Exercise directions:
From the entries that follow, pick out all lines holding "with".

Records excerpted from a collection:
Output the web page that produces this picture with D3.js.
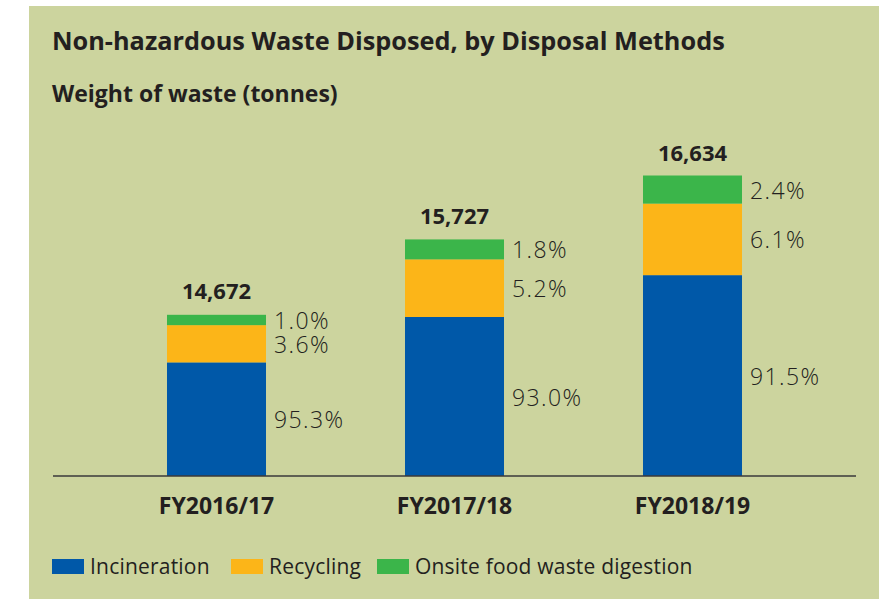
<!DOCTYPE html>
<html>
<head>
<meta charset="utf-8">
<script src="https://cdn.jsdelivr.net/npm/d3@7"></script>
<style>
  html, body { margin: 0; padding: 0; background: #ffffff; }
  svg { display: block; }
  text { font-family: "Open Sans", "Noto Sans", sans-serif; fill: #231f20; }
</style>
</head>
<body>
<svg id="chart" width="890" height="599"></svg>
<script>
// Non-hazardous waste disposed, by disposal method (tonnes and share of total)
const categories = ["FY2016/17", "FY2017/18", "FY2018/19"];
const totals = [14672, 15727, 16634];
const incinerationPct = [95.3, 93.0, 91.5];
const recyclingPct = [3.6, 5.2, 6.1];
const digestionPct = [1.0, 1.8, 2.4];

const seriesNames = ["Incineration", "Recycling", "Onsite food waste digestion"];
const seriesColors = ["#0058a8", "#fcb518", "#3bb54a"];

const W = 890, H = 599;
const svg = d3.select("#chart");

// panel background
svg.append("rect")
  .attr("x", 29).attr("y", 6)
  .attr("width", 850).attr("height", H - 6)
  .attr("fill", "#ccd49e");

// titles
svg.append("text")
  .attr("x", 52).attr("y", 50)
  .attr("font-size", 25.3).attr("font-weight", 700)
  .text("Non-hazardous Waste Disposed, by Disposal Methods");

svg.append("text")
  .attr("x", 52).attr("y", 102)
  .attr("font-size", 23).attr("font-weight", 700)
  .text("Weight of waste (tonnes)");

// build stacked rows in tonnes from the percentage shares
const pcts = [incinerationPct, recyclingPct, digestionPct];
const rows = categories.map((c, i) => {
  const row = { category: c, total: totals[i] };
  seriesNames.forEach((s, k) => { row[s] = totals[i] * pcts[k][i] / 100; });
  return row;
});
const stacked = d3.stack().keys(seriesNames)(rows);

const baseY = 476;
const x = d3.scaleBand()
  .domain(categories)
  .range([97.5, 811.5])
  .paddingInner(0.584)
  .paddingOuter(0.292);

// value axis starts well above zero, so the bars are cut at the baseline
const y = d3.scaleLinear()
  .domain([12370, 16634])
  .range([baseY, 175.5])
  .clamp(true);

const layers = svg.append("g").selectAll("g")
  .data(stacked)
  .join("g")
  .attr("fill", (d, k) => seriesColors[k]);

layers.selectAll("rect")
  .data(d => d)
  .join("rect")
  .attr("x", d => x(d.data.category))
  .attr("width", x.bandwidth())
  .attr("y", d => y(d[1]))
  .attr("height", d => y(d[0]) - y(d[1]));

// share labels at the middle of each segment
stacked.forEach((layer, k) => {
  svg.append("g").selectAll("text")
    .data(layer)
    .join("text")
    .attr("x", d => x(d.data.category) + x.bandwidth() + 8)
    .attr("y", d => (y(d[0]) + y(d[1])) / 2 + 9)
    .attr("font-size", 23)
    .attr("font-weight", 300)
    .attr("letter-spacing", 1.4)
    .attr("fill", "#2e2e2e")
    .text((d, i) => pcts[k][i].toFixed(1) + "%");
});

// totals above each bar
svg.append("g").selectAll("text")
  .data(rows)
  .join("text")
  .attr("x", d => x(d.category) + x.bandwidth() / 2)
  .attr("y", d => y(d.total) - 15)
  .attr("text-anchor", "middle")
  .attr("font-size", 22)
  .attr("font-weight", 700)
  .text(d => d3.format(",")(d.total));

// baseline axis with category labels
const xAxis = d3.axisBottom(x).tickSize(0).tickPadding(22);
const axisG = svg.append("g")
  .attr("transform", `translate(0,${baseY})`)
  .call(xAxis);
axisG.select(".domain").remove();
axisG.append("line")
  .attr("x1", 53).attr("x2", 856)
  .attr("stroke", "#3a3a3a").attr("stroke-width", 1.5);
axisG.selectAll(".tick text")
  .attr("font-size", 23)
  .attr("font-weight", 700)
  .attr("font-family", "'Open Sans', 'Noto Sans', sans-serif")
  .attr("fill", "#231f20");

// legend
const legend = svg.append("g").attr("transform", "translate(52,559)");
const legendX = [0, 179, 325];
seriesNames.forEach((s, k) => {
  const g = legend.append("g").attr("transform", `translate(${legendX[k]},0)`);
  g.append("rect").attr("width", 32).attr("height", 15).attr("fill", seriesColors[k]);
  g.append("text")
    .attr("x", 38).attr("y", 15)
    .attr("font-size", 21)
    .attr("letter-spacing", 0.2)
    .attr("fill", "#231f20")
    .text(s);
});
</script>
</body>
</html>
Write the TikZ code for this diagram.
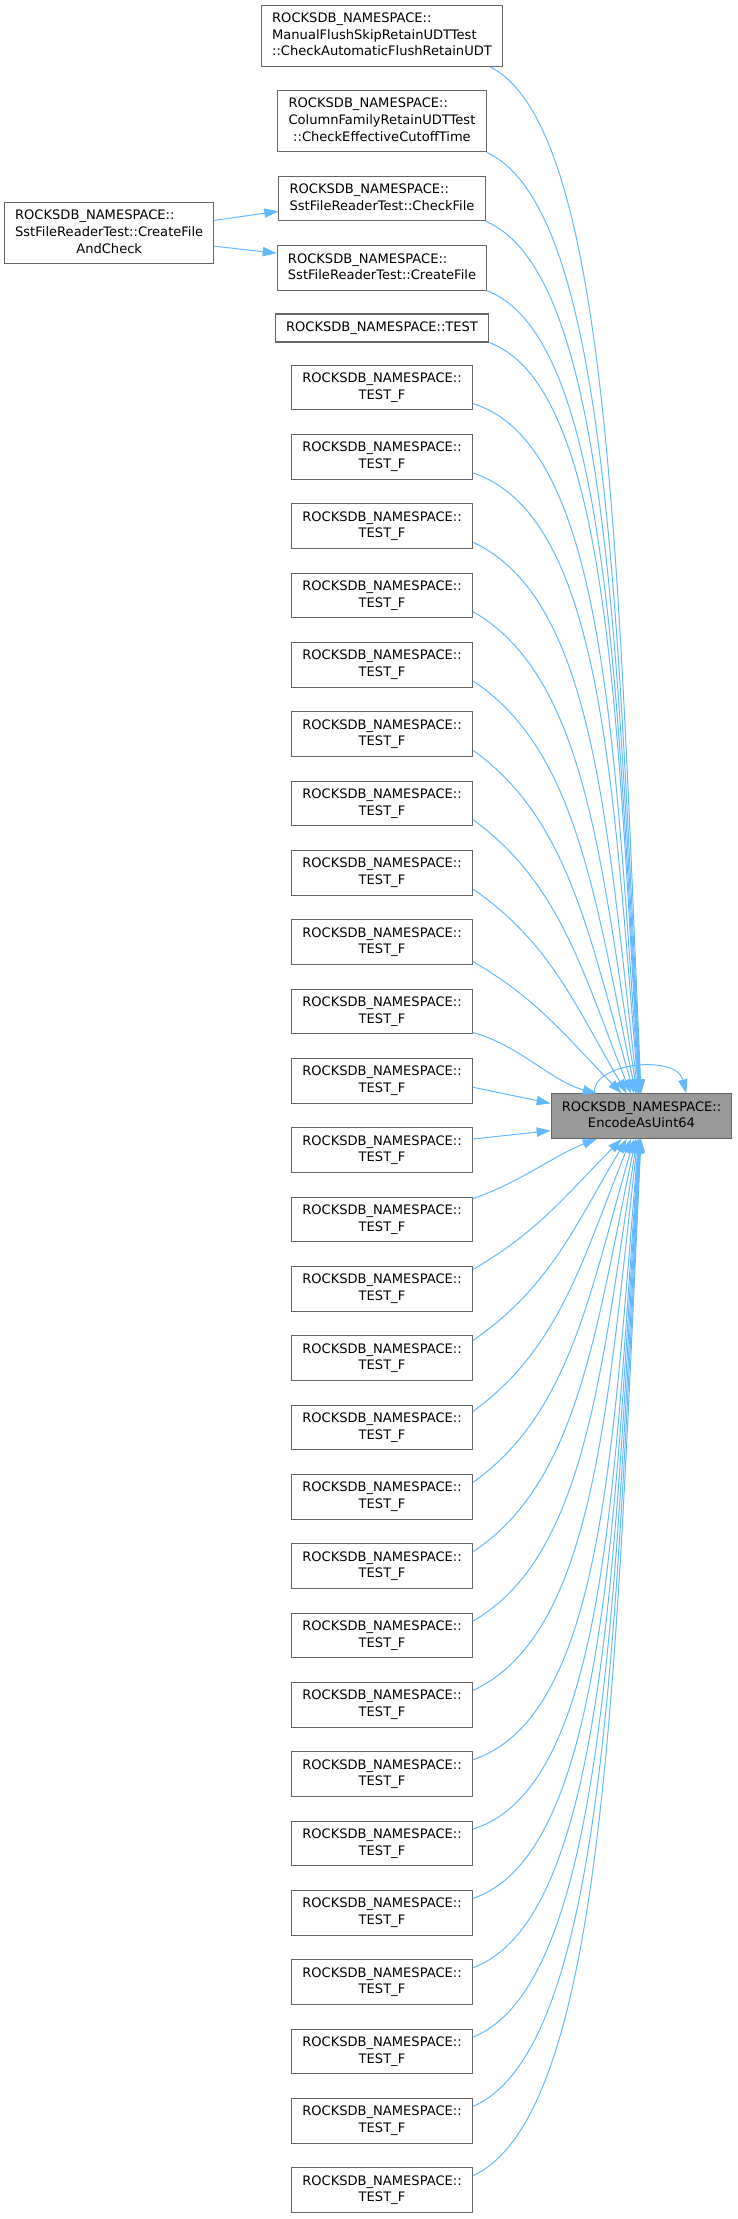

Solution for this task:
Output the web page that produces this picture with D3.js.
// baseline axis with category labels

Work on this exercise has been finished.